Saturday 19 March 2016

advice from a horticultural guru

I made it to the Plant Heritage lecture.  If it had been a usual monthly talk and not Fergus Garrett I probably wouldn't have driven all the way to Stowupland, but I did want to hear him.  Once there I didn't hug or kiss anybody by way of greeting, or even touch a doorknob, so I hope I kept my germs to myself.

Fergus Garrett is the head gardener at Great Dixter.  More than that, he is Christopher Lloyd's anointed successor.  Picked out from among a crowd of visiting students, Fergus worked closely with Lloyd for years until the latter's death, which I am shocked to realise was now a decade ago. There is a sense in which any plantsman's garden dies with them, so Sissinghurst today is no longer Vita Sackville West's garden, but the spirit of the garden can linger when the baton is passed on directly from the original creator to a like-minded successor.  So I was keen to hear what Christopher Lloyd's horticultural heir had to say, and eager to hear Fergus Garrett on his own account.  Having seen Great Dixter last autumn I knew it was still a brilliant garden, irrespective of whether this or that was what Christo would have done.

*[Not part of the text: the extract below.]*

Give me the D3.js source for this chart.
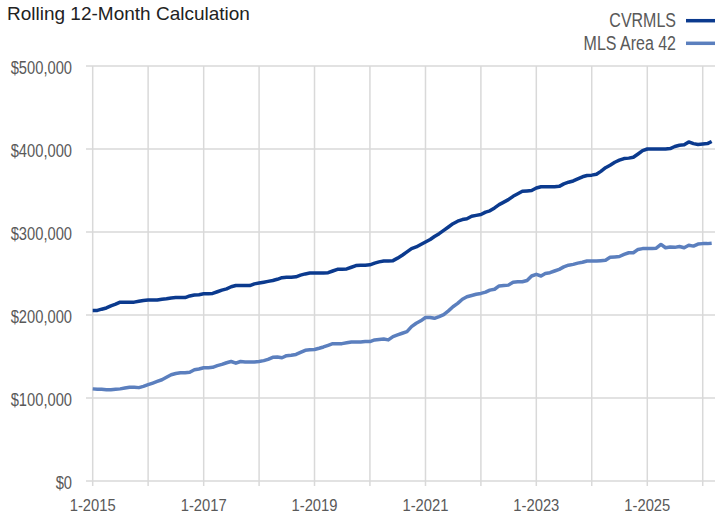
<!DOCTYPE html>
<html lang="en">
  <head>
    <meta charset="utf-8">
    <script src="https://d3js.org/d3.v7.min.js"></script>
    <style>
      body { margin: 0; background: #fff; }
      text { font-family: "Liberation Sans", Arial, sans-serif; }
    </style>
  </head>
  <body>
    <div id="chart">
      <svg width="715" height="515"></svg>
    </div>
    <script type="text/javascript">
      // Monthly series, Jan 2015 onward (values in $1000s)
      var startYear = 2015;
      var cvrmls = [
        205.5, 205.5, 207, 208.5, 211, 213, 215.5, 215.5, 215.5, 215.5, 216.5, 217.5,
        218, 218, 218, 219, 219.5, 220.5, 221, 221, 221, 223, 224, 224.5,
        225.5, 225.5, 226, 228, 230, 231.5, 234, 235.5, 235.5, 235.5, 235.5, 237.5,
        238.5, 239.5, 240.5, 241.5, 243, 245, 245.5, 245.5, 246, 248, 249.5, 250.5,
        250.5, 250.5, 250.5, 251, 253, 255, 255, 255.5, 257.5, 259.5, 260, 260,
        260.5, 262.5, 264, 265, 265, 265.5, 268.5, 272, 276, 280, 282, 285,
        288, 291, 294.5, 298, 302, 306, 310, 313, 315, 316, 319, 320,
        321, 324, 325.5, 329, 333, 336, 339, 343, 346, 349, 349.5, 350,
        353, 354.5, 354.5, 354.5, 354.5, 355, 358, 360, 361.5, 364, 366.5, 368,
        368.5, 369.5, 373, 377.5, 380.5, 384, 386.5, 388.5, 389, 390, 394, 398,
        400, 400, 400, 400, 400, 400.5, 403, 404.5, 405, 408.5, 406.5, 405.5,
        406, 406.5, 409
      ];
      var area42 = [
        111, 110.5, 110.5, 110, 110, 110.5, 111, 112, 113, 113, 112.5, 114,
        116, 118, 120, 122, 125, 128, 129.5, 130.5, 130.5, 131, 134, 135,
        136.5, 136.5, 137, 139, 140.5, 142.5, 144, 142, 144, 143.5, 143.5, 143.5,
        144, 145, 146.5, 149, 149.5, 148.5, 151, 151.5, 152.5, 155, 157.5, 158,
        158.5, 160, 161.5, 163.5, 165.5, 165.5, 165.5, 166.5, 167.5, 167.5, 167.5, 168,
        168, 170, 170.5, 171, 170, 174, 176, 178, 180, 186, 190, 193,
        197, 197, 196, 198, 200.5, 205, 210, 214, 219, 222, 223.5, 225,
        226, 227.5, 230, 231, 235, 235.5, 236, 239.5, 240, 240, 241.5, 247,
        249, 247, 250, 251, 253, 255, 258, 260, 261, 262.5, 263.5, 265,
        265, 265, 265.5, 266, 269.5, 270, 270.5, 273, 275, 275, 279, 280,
        280, 280, 280.5, 285, 281, 282, 281.5, 282.5, 281, 284, 283, 285.5,
        286, 286, 286.5
      ];
      var seriesNames = ["CVRMLS", "MLS Area 42"];
      var seriesColors = ["#0b3a8e", "#5b7fbe"];
      var yTicks = [0, 100000, 200000, 300000, 400000, 500000];
      var xLabelYears = [2015, 2017, 2019, 2021, 2023, 2025];
      var gridYears = d3.range(2015, 2027);

      var svg = d3.select("svg"),
        width = +svg.attr("width"),
        height = +svg.attr("height");
      var margin = {top: 66, right: 0, bottom: 34, left: 86};
      var innerHeight = height - margin.top - margin.bottom;

      var dates = cvrmls.map(function(d, i) { return new Date(startYear, i, 1); });

      var xScale = d3.scaleTime()
        .domain([new Date(2015, 0, 1), new Date(2025, 0, 1)])
        .range([92.7, 647.3]);
      var yScale = d3.scaleLinear()
        .domain([0, 500000])
        .range([margin.top + innerHeight, margin.top]);

      // Horizontal gridlines
      svg.append("g").selectAll("line")
        .data(yTicks)
        .enter().append("line")
        .attr("x1", margin.left)
        .attr("x2", width)
        .attr("y1", function(d) { return yScale(d); })
        .attr("y2", function(d) { return yScale(d); })
        .style("stroke", "#d9d9d9")
        .style("stroke-width", 1.5);

      // Vertical gridlines + ticks below baseline
      svg.append("g").selectAll("line")
        .data(gridYears)
        .enter().append("line")
        .attr("x1", function(d) { return xScale(new Date(d, 0, 1)); })
        .attr("x2", function(d) { return xScale(new Date(d, 0, 1)); })
        .attr("y1", yScale(500000))
        .attr("y2", yScale(0) + 5)
        .style("stroke", "#d9d9d9")
        .style("stroke-width", 1.5);

      // Y labels (condensed look via horizontal scale)
      svg.append("g").selectAll("text")
        .data(yTicks)
        .enter().append("text")
        .attr("transform", function(d) { return "translate(72," + (yScale(d) + 7.5) + ") scale(0.84,1)"; })
        .attr("text-anchor", "end")
        .style("font-size", "17.5px")
        .style("fill", "#595959")
        .text(function(d) { return "$" + d3.format(",")(d); });

      // X labels
      svg.append("g").selectAll("text")
        .data(xLabelYears)
        .enter().append("text")
        .attr("transform", function(d) { return "translate(" + xScale(new Date(d, 0, 1)) + "," + (yScale(0) + 30) + ") scale(0.88,1)"; })
        .attr("text-anchor", "middle")
        .style("font-size", "16.8px")
        .style("fill", "#595959")
        .text(function(d) { return "1-" + d; });

      var line = d3.line()
        .x(function(d, i) { return xScale(dates[i]); })
        .y(function(d) { return yScale(d * 1000); });

      [cvrmls, area42].forEach(function(s, k) {
        svg.append("path")
          .datum(s)
          .attr("d", line)
          .style("fill", "none")
          .style("stroke", seriesColors[k])
          .style("stroke-width", 3.5)
          .style("stroke-linejoin", "round");
      });

      // Title
      svg.append("text")
        .attr("x", 7)
        .attr("y", 19.5)
        .style("font-size", "19px")
        .style("fill", "#222")
        .text("Rolling 12-Month Calculation");

      // Legend
      var legend = svg.append("g").selectAll("g")
        .data(seriesNames)
        .enter().append("g")
        .attr("transform", function(d, i) { return "translate(0," + (20.7 + i * 22.6) + ")"; });
      legend.append("text")
        .attr("transform", "translate(676,6.5) scale(0.82,1)")
        .attr("text-anchor", "end")
        .style("font-size", "19.5px")
        .style("fill", "#595959")
        .text(function(d) { return d; });
      legend.append("line")
        .attr("x1", 686)
        .attr("x2", 715)
        .style("stroke", function(d, i) { return seriesColors[i]; })
        .style("stroke-width", 3.5);
    </script>
  </body>
</html>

The topic was Succession Planting in the Mixed Border.  Mixed borders have not been at the forefront of fashion in recent years, with the vogue for sweeping New Perennial plantings of grasses and billowing tall herbaceous plants.  How garden fashions come and go: the famous mid twentieth designer Russell Page dismissed herbaceous plants as 'coloured hay'.  All of our borders are mixed, however.  I have always liked woody plants, and bulbs, and having read Christopher Lloyd's books at an impressionable stage of my gardening career took his advice to heart that a third of any planting scheme could usefully be evergreen.

It was a very good lecture, much more than just a list of desirable plants with their qualities and tips on cultivation, which can be useful and entertaining but in a different way.  The aim of succession planting is to have the border being as interesting as possible for as long as possible. One strategy is to choose things that perform for longer rather than shorter periods.  That's not to say don't grow any peonies if you love them, but if you are planting a hardy geranium why not use one that flowers for three months rather than one?  Another is to broaden your definition of interest beyond flowers to include buds, seed heads, foliage, bark and overall form.

Fergus Garrett made the distinction between techniques that require no extra work, some extra work and so much work that he wasn't necessarily recommending that private gardeners not opening to the public and without a paid workforce even attempted them.  Choosing varieties with longer seasons over shorter falls into the first category, obviously.  Under planting with naturalised bulbs he also puts in the no extra work category, once you have planted the bulbs, though I might put it in the second because their emerging foliage in the spring does make weeding more complicated.  Managing self seeders requires some work, and bedding out potentially means a lot of work.  In which case, he suggested, think about how much you could do.  One patch of Cosmos or a few pots could be enough to give an area of the garden a lift.

I did like his suggestion that you should lay down the bones of the planting scheme first, and then see what could be done with the remaining available space, be that with under planted bulbs or a late flowering climber to scramble over an earlier flowering host.  At this point, he stressed, you must match the vigour of the plants providing extra flourishes with their neighbours.  Certainly I have seen attractive, mature specimen shrubs disfigured by over-exuberant, smothering climbers to the point where the host had to be removed, but I hadn't thought of bulb foliage killing off its neighbours.  It can happen that way round, if a lush leaved bulb that's early into growth or stays green for a long time is planted among late emerging herbaceous plants.  At Great Dixter when appraising new varieties of tulip one of the things they look at is the size of the leaves, when deciding whether to drop bulbs into areas of mixed planting.  Slides of allium and tulip foliage lined up next to each other brought home the point.  You would need to test grow most varieties of bulbs a year in advance, since bulb catalogues almost never mention anything about the foliage.

His other advice was that from July and August onwards you needed to de-brown.  Removing dead foliage, spent flower heads or excess stalks of things like teasel could make the borders look much fresher.  The nice question is how much to take, if you want the winter look of frosted seed heads. He's right, though.  One of the things I noticed on our last holiday as we walked around the vaguely disappointing garden of Kingston Maurwood was how much better some of the planting could have looked if only somebody, anybody, had had time to go around dead heading and doing some minor tidying.

Observation and personal knowledge of how particular plants do in your growing conditions is all.  I already knew most of the ideas Fergus Garrett set out, in theory, but he is much better at putting them into concrete practice than I am.